Cooper, a 6-foot-2, 190-pound cornerback, competed hard throughout the team's three-day rookie minicamp. He always seemed to be around the football and listened closely to the coaching of 49ers secondary coaches Ed Donatell and Greg Jackson. As a left cornerback at rookie camp, Cooper lined up mostly against the team's fourth-round pick, Quinton Patton.
Cooper, a former Rutgers cornerback, held his own and recorded a few pass breakups against his fellow rookies. It was a strong debut for a player who was mostly known for his pro day numbers at Rutgers.
"It was a great experience for me," Cooper said of his rookie camp. "I got a chance to compete, be around the coaches and learn the system I enjoyed it."
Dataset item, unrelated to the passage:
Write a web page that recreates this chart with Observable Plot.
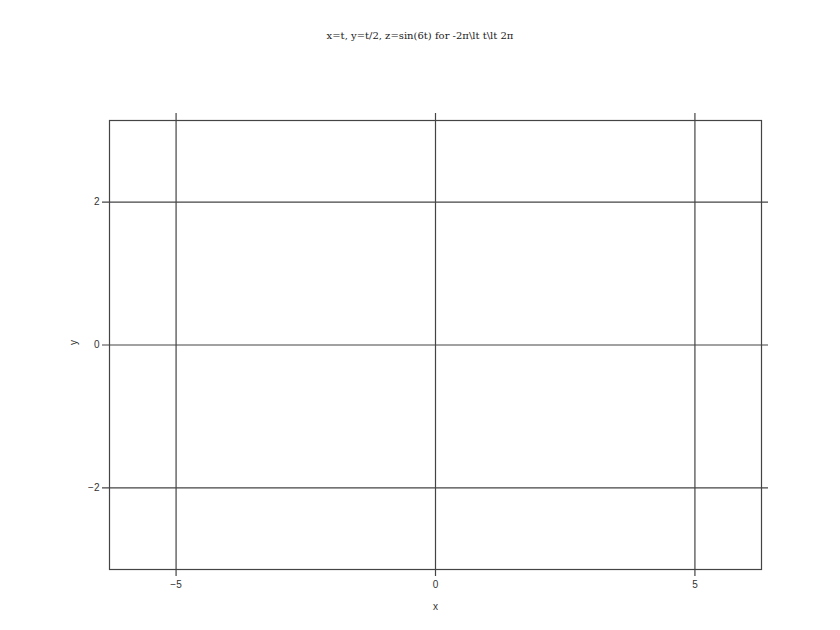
<!DOCTYPE html>
<html>
<head>
<meta charset="utf-8">
<script src="https://cdn.jsdelivr.net/npm/d3@7"></script>
<script src="https://cdn.jsdelivr.net/npm/@observablehq/plot@0.6"></script>
<style>
  html, body { margin: 0; padding: 0; background: #fff; }
  #wrap { position: relative; width: 840px; height: 630px; }
  #title { position: absolute; left: 0; top: 30px; width: 840px; text-align: center;
           font-family: "DejaVu Serif", "Liberation Serif", serif; font-size: 10px; color: #222; }
</style>
</head>
<body>
<div id="wrap">
  <div id="title"></div>
</div>
<script>
const titleText = "x=t, y=t/2, z=sin(6t) for -2π\\lt t\\lt 2π";
const xDomain = [-2 * Math.PI, 2 * Math.PI];
const yDomain = [-Math.PI, Math.PI];
const xTicks = [-5, 0, 5];
const yTicks = [-2, 0, 2];
const xLabel = "x";
const yLabel = "y";

document.getElementById("title").textContent = titleText;

const lineColor = "#444";
const chart = Plot.plot({
  width: 840,
  height: 630,
  marginLeft: 109,
  marginRight: 79,
  marginTop: 120,
  marginBottom: 61,
  style: { fontFamily: "'Liberation Sans', Arial, sans-serif", fontSize: "10px", color: "#333", background: "#fff" },
  x: { domain: xDomain },
  y: { domain: yDomain },
  marks: [
    Plot.ruleX(xTicks, { stroke: lineColor, strokeWidth: 1.2, insetTop: -7, insetBottom: -7 }),
    Plot.ruleY(yTicks, { stroke: lineColor, strokeWidth: 1.2, insetLeft: -7, insetRight: -7 }),
    Plot.frame({ stroke: lineColor, strokeWidth: 1.2 }),
    Plot.axisX(xTicks, { tickSize: 0, tickPadding: 11, label: null, fill: "#333", tickFormat: d3.format("d") }),
    Plot.axisY(yTicks, { tickSize: 0, tickPadding: 10, label: null, fill: "#333", tickFormat: d3.format("d") }),
    Plot.text([xLabel], { frameAnchor: "bottom", dy: 40, text: d => d, fill: "#333" }),
    Plot.text([yLabel], { frameAnchor: "left", dx: -36, rotate: -90, text: d => d, fill: "#333" })
  ]
});
document.getElementById("wrap").appendChild(chart);
</script>
</body>
</html>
The seventh-round pick continues to grow as a cornerback, a position he's only been playing since 2010. Cooper began his career as a wide receiver, but was asked to change positions by coach Greg Schiano, the current head coach for the Tampa Bay Buccaneers.
"I have to give him some thanks," Cooper said. "He saw the ability in me and he wanted to switch me over. It's worked out so far and hopefully I can continue to grow at this."
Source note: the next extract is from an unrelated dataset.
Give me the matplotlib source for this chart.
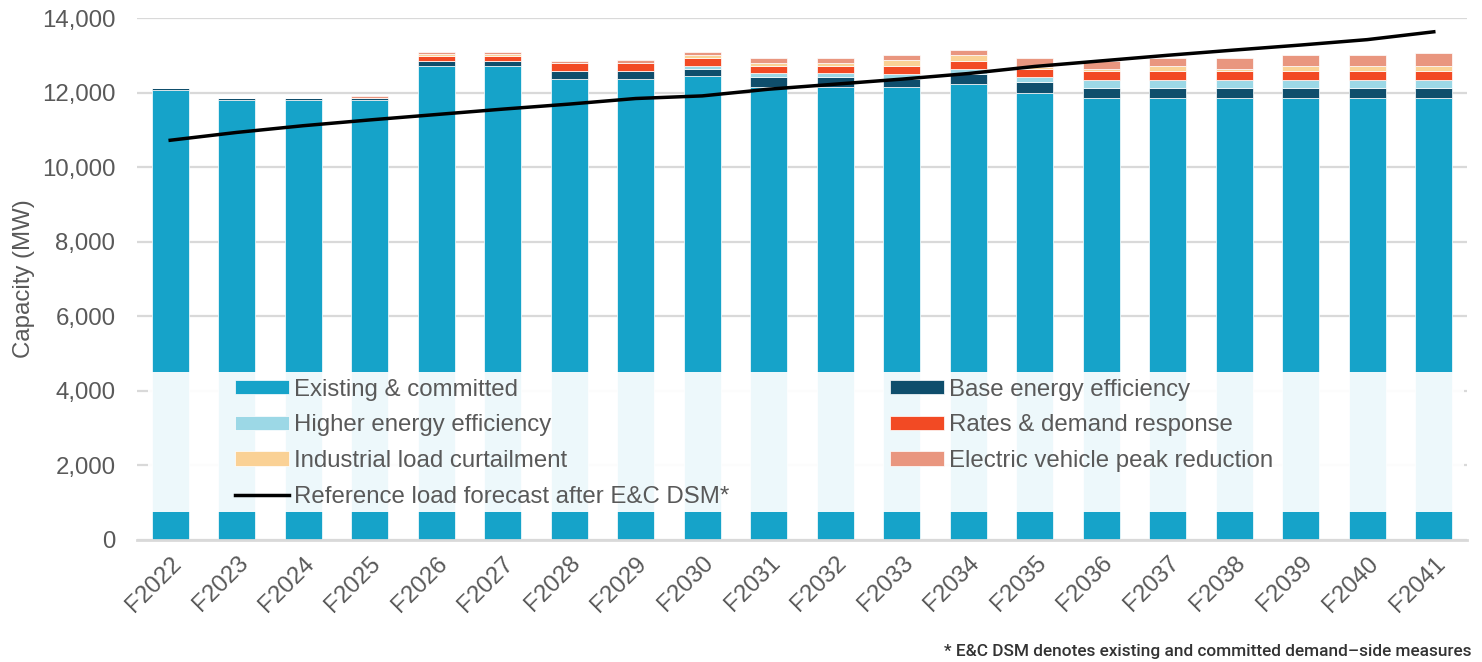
import numpy as np
import matplotlib

matplotlib.use('Agg')

import matplotlib.pyplot as plt
from matplotlib.patches import Rectangle
from matplotlib.ticker import FuncFormatter


# fiscal years on the x axis
years = ['F2022', 'F2023', 'F2024', 'F2025', 'F2026', 'F2027', 'F2028', 'F2029', 'F2030', 'F2031',
         'F2032', 'F2033', 'F2034', 'F2035', 'F2036', 'F2037', 'F2038', 'F2039', 'F2040', 'F2041']

# stacked capacity components (MW)
existing = [12070, 11805, 11805, 11805, 12715, 12715, 12360, 12360, 12440, 12140,
            12140, 12140, 12225, 11995, 11850, 11850, 11850, 11850, 11850, 11850]
base_ee = [65, 45, 45, 45, 140, 140, 205, 205, 197, 285,
           285, 224, 277, 280, 285, 285, 285, 285, 285, 285]
higher_ee = [0, 0, 0, 0, 0, 0, 0, 0, 72, 90,
             90, 143, 143, 145, 215, 215, 215, 215, 215, 215]
rates_dr = [0, 0, 0, 0, 134, 134, 215, 215, 215, 206,
            206, 215, 206, 215, 215, 215, 215, 215, 215, 215]
industrial = [0, 0, 0, 0, 40, 40, 0, 0, 80, 72,
              72, 143, 152, 40, 70, 143, 70, 143, 143, 143]
ev_peak = [0, 0, 0, 70, 60, 60, 75, 80, 72, 134,
           134, 143, 143, 250, 215, 215, 288, 287, 287, 358]

# reference load forecast after E&C DSM (MW)
load_forecast = [10720, 10930, 11110, 11265, 11410, 11555, 11690, 11840, 11910, 12090,
                 12225, 12360, 12510, 12700, 12850, 13000, 13140, 13275, 13420, 13630]

series = [
    ('Existing & committed', existing, '#16A3C9'),
    ('Base energy efficiency', base_ee, '#0F4E6C'),
    ('Higher energy efficiency', higher_ee, '#9CD8E6'),
    ('Rates & demand response', rates_dr, '#F24A24'),
    ('Industrial load curtailment', industrial, '#FAD195'),
    ('Electric vehicle peak reduction', ev_peak, '#E9967F'),
]

plt.rcParams['font.family'] = ['Liberation Sans', 'DejaVu Sans']
text_col = '#595959'
grid_col = '#D9D9D9'
fs = 17.3

fig = plt.figure(figsize=(14.82, 6.62), dpi=100)
ax = fig.add_axes([0.0924, 0.1846, 0.8975, 0.7882])

x = np.arange(len(years))
bottom = np.zeros(len(years))
handles = {}
for name, vals, col in series:
    b = ax.bar(x, vals, width=0.56, bottom=bottom, color=col, edgecolor='white',
               linewidth=0.5, label=name, zorder=2)
    handles[name] = b
    bottom += np.array(vals)

line, = ax.plot(x, load_forecast, color='black', linewidth=2.5, zorder=3,
                label='Reference load forecast after E&C DSM*')

ax.set_xlim(-0.5, len(years) - 0.5)
ax.set_ylim(0, 14000)
ax.set_yticks(np.arange(0, 14001, 2000))
ax.yaxis.set_major_formatter(FuncFormatter(lambda v, p: f'{int(v):,}'))
ax.grid(axis='y', color=grid_col, linewidth=1.6, zorder=0)
ax.set_axisbelow(True)

for s in ['top', 'right', 'left']:
    ax.spines[s].set_visible(False)
ax.spines['bottom'].set_color(grid_col)
ax.spines['bottom'].set_linewidth(2)

ax.set_xticks(x)
ax.set_xticklabels(years, rotation=45, ha='right', rotation_mode='anchor')
ax.tick_params(axis='x', length=0, pad=9, labelsize=fs, labelcolor=text_col)
ax.tick_params(axis='y', length=0, pad=15.5, labelsize=fs, labelcolor=text_col)
ax.set_ylabel('Capacity (MW)', fontsize=fs, color=text_col, labelpad=5)

# faded backdrop behind the legend
ax.add_patch(Rectangle((0.008, 0.053), 0.99, 0.269, transform=ax.transAxes,
                       facecolor='white', alpha=0.93, edgecolor='none', zorder=4))

order = ['Existing & committed', 'Higher energy efficiency', 'Industrial load curtailment']
h = [handles[n] for n in order] + [line] + \
    [handles[n] for n in ['Base energy efficiency', 'Rates & demand response',
                          'Electric vehicle peak reduction']]
labels = order + ['Reference load forecast after E&C DSM*', 'Base energy efficiency',
                  'Rates & demand response', 'Electric vehicle peak reduction']
leg = ax.legend(h, labels, ncol=2, loc='upper left', bbox_to_anchor=(0.0737, 0.309),
                frameon=False, fontsize=fs, handlelength=2.25, handleheight=0.55,
                handletextpad=0.2, columnspacing=6.7, labelspacing=0.57,
                borderpad=0, borderaxespad=0)
leg.set_zorder(5)
for t in leg.get_texts():
    t.set_color(text_col)

fig.text(0.993, 0.004, '* E&C DSM denotes existing and committed demand\u2013side measures',
         ha='right', va='bottom', fontsize=12.4, family='Roboto', fontweight='medium',
         color='#333333')

plt.savefig('out.png', dpi=100)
The position change turned out to be a wise choice.
Cooper never caught a pass in college, but did get on the NFL scouting radar as a defensive back. In 2012, he made one start, but appeared in 13 games for the Scarlet Knights. He recorded 42 tackles, one interception, three pass breakups and also blocked a kick.
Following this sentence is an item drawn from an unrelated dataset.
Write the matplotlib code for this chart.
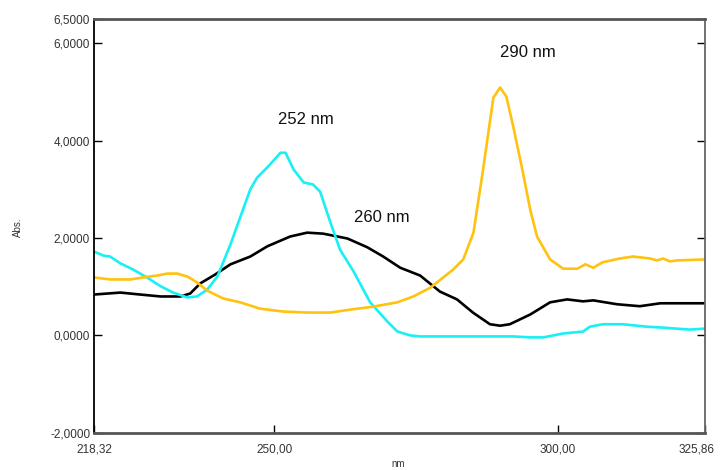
import matplotlib.pyplot as plt
import matplotlib.transforms as mtransforms
from matplotlib.ticker import FixedLocator, FuncFormatter

plt.rcParams['font.family'] = ['Liberation Sans', 'DejaVu Sans']

# spectra (nm, Abs.)
black_nm = [218.3, 222.9, 226.4, 230.0, 233.5, 235.2, 237.0, 239.6, 242.3, 245.8,
            248.8, 252.8, 255.8, 258.6, 262.9, 266.4, 269.2, 272.2, 275.7, 279.2,
            282.2, 285.0, 288.0, 289.8, 291.5, 295.1, 298.6, 301.6, 304.4, 306.2,
            310.4, 314.4, 318.0, 325.8]
black_abs = [0.84, 0.88, 0.84, 0.80, 0.80, 0.86, 1.07, 1.25, 1.46, 1.62,
             1.83, 2.03, 2.11, 2.09, 1.99, 1.81, 1.62, 1.39, 1.23, 0.90,
             0.74, 0.47, 0.23, 0.20, 0.23, 0.43, 0.68, 0.74, 0.70, 0.72,
             0.64, 0.60, 0.66, 0.66]

cyan_nm = [218.3, 219.9, 221.1, 222.9, 225.2, 227.6, 230.0, 232.2, 234.7, 236.4,
           238.2, 240.0, 242.3, 244.0, 245.8, 247.0, 248.8, 250.5, 251.1, 252.0,
           253.4, 255.2, 256.8, 258.1, 259.9, 261.6, 263.9, 266.9, 269.9, 271.7,
           274.0, 275.7, 292.1, 295.1, 297.4, 300.9, 304.4, 305.6, 307.9, 311.4,
           315.6, 318.5, 323.2, 325.8]
cyan_abs = [1.72, 1.64, 1.62, 1.48, 1.35, 1.19, 1.01, 0.88, 0.78, 0.80,
            0.94, 1.21, 1.87, 2.42, 3.00, 3.24, 3.45, 3.67, 3.75, 3.75,
            3.41, 3.14, 3.10, 2.95, 2.32, 1.76, 1.33, 0.68, 0.29, 0.08,
            0.00, -0.02, -0.02, -0.04, -0.04, 0.04, 0.08, 0.18, 0.23, 0.23,
            0.18, 0.16, 0.12, 0.14]

yellow_nm = [218.3, 221.1, 224.7, 226.9, 229.4, 231.2, 232.9, 234.7, 236.4, 238.2,
             241.0, 244.0, 247.5, 251.6, 255.8, 259.9, 263.4, 267.4, 271.7, 274.5,
             277.5, 281.5, 283.3, 285.1, 286.8, 288.6, 289.8, 290.9, 292.1, 293.7,
             295.1, 296.3, 298.6, 300.9, 303.4, 304.8, 306.2, 307.8, 310.9, 313.2,
             316.2, 317.4, 318.5, 319.7, 321.0, 325.8]
yellow_abs = [1.19, 1.15, 1.15, 1.19, 1.23, 1.27, 1.27, 1.21, 1.09, 0.92,
              0.76, 0.68, 0.55, 0.49, 0.47, 0.47, 0.53, 0.59, 0.68, 0.80,
              0.98, 1.35, 1.56, 2.11, 3.41, 4.88, 5.09, 4.90, 4.29, 3.41,
              2.58, 2.03, 1.56, 1.37, 1.37, 1.46, 1.39, 1.50, 1.58, 1.62,
              1.58, 1.54, 1.58, 1.52, 1.54, 1.56]

x_ticks = [218.32, 250.0, 300.0, 325.86]
y_ticks = [-2.0, 0.0, 2.0, 4.0, 6.0, 6.5]

peak_labels = ['252 nm', '260 nm', '290 nm']
peak_pos = [(255.5, 4.43), (268.9, 2.42), (294.7, 5.8)]

fig = plt.figure(figsize=(7.2, 4.7), dpi=100)
ax = fig.add_axes([0.131, 0.079, 0.848, 0.881])

ax.plot(black_nm, black_abs, color='black', lw=1.9)
ax.plot(cyan_nm, cyan_abs, color='#19F0F5', lw=1.9)
ax.plot(yellow_nm, yellow_abs, color='#FFC20E', lw=1.9)

for txt, (x, y) in zip(peak_labels, peak_pos):
    ax.text(x, y, txt, fontsize=12, ha='center', va='center', color='#111111')

ax.set_xlim(x_ticks[0], x_ticks[-1])
ax.set_ylim(y_ticks[0], y_ticks[-1])

ax.xaxis.set_major_locator(FixedLocator(x_ticks))
ax.yaxis.set_major_locator(FixedLocator(y_ticks))
ax.xaxis.set_major_formatter(FuncFormatter(lambda v, p: f'{v:.2f}'.replace('.', ',')))
ax.yaxis.set_major_formatter(FuncFormatter(lambda v, p: f'{v:.4f}'.replace('.', ',')))

ax.tick_params(axis='both', direction='in', labelsize=8.5, labelcolor='#333333',
               length=6, width=1.0, color='black')
ax.tick_params(axis='x', pad=8)
ax.tick_params(axis='y', right=True, pad=3)

# last x label sits a little left of its tick, like the original
fig.canvas.draw()
last = ax.get_xticklabels()[-1]
last.set_transform(last.get_transform() + mtransforms.ScaledTranslation(-8 / 100, 0, fig.dpi_scale_trans))

for side in ['top', 'bottom']:
    ax.spines[side].set_color('#555555')
    ax.spines[side].set_linewidth(2.0)
ax.spines['left'].set_color('black')
ax.spines['left'].set_linewidth(1.3)
ax.spines['right'].set_color('#666666')
ax.spines['right'].set_linewidth(1.3)

fig.text(0.025, 0.517, 'Abs.', rotation=90, fontsize=7, ha='center', va='center', color='#333333')
fig.text(0.553, 0.012, 'nm', fontsize=7, ha='center', va='center', color='#333333')

fig.savefig('out.png', dpi=100)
Cooper's 4.45, 40-yard dash and 39-inch vertical jump at Rutgers' pro day really established his true NFL potential.
"A guy that has the traits you're looking for," general manager Trent Baalke said of Cooper after the draft. "You bring him in and hopefully he can develop."
Cooper continued his ascension at San Francisco's rookie camp where he appeared to make a positive impression on his coaching staff.
"It was just a great opportunity," said Cooper, who enjoyed his one-on-one battles with Patton and the team's other rookie wideouts. "We definitely used it as an opportunity to make each other better.
"Iron sharpens iron. That's anytime you come out here and compete – you want to make each other better."
Cooper continues to learn the nuances of playing as a defensive back, but felt like the three-day camp was easier to handle thanks to the 49ers coaching staff.
"They didn't overload us right at the beginning," Cooper said. "We started to see things slower and were able to play ball."
So when Cooper had single coverage duties against rookie wideouts in one-on-one drills, the Rutgers cornerback didn't back down from the challenge. He actually used his receiver background to gain a better understanding of potential routes.
"I tried to take the years I had as a receiver and use it to my advantage for me," Cooper said. "I think of all the things I would have done and the splits I would've used – things like that. I used that for a guide for what the receiver was going to do."
For the rest of the offseason, Cooper plans on further developing his cornerback fundamentals. On Monday, he couldn't help but take a long list of mental notes while watching the movements of veterans like Carlos Rogers and Nnamdi Asomugha.
"I want to take some of their technique and try to implement them in my game," Cooper said.
Cooper won't be completely unfamiliar with the locker room as he settles into his new surroundings. It helps that Cooper was a college teammate with 49ers right tackle Anthony Davis. But Cooper, the seventh-round pick, clearly wants to build bonds with the rest of the locker room.
"It's a blessing and an eye-opening experience," Cooper said of Monday's voluntary "Football School" workout with nearly the entire roster.
"I got to see these guys who've been in the league for a long while and guys who've been successful at the position."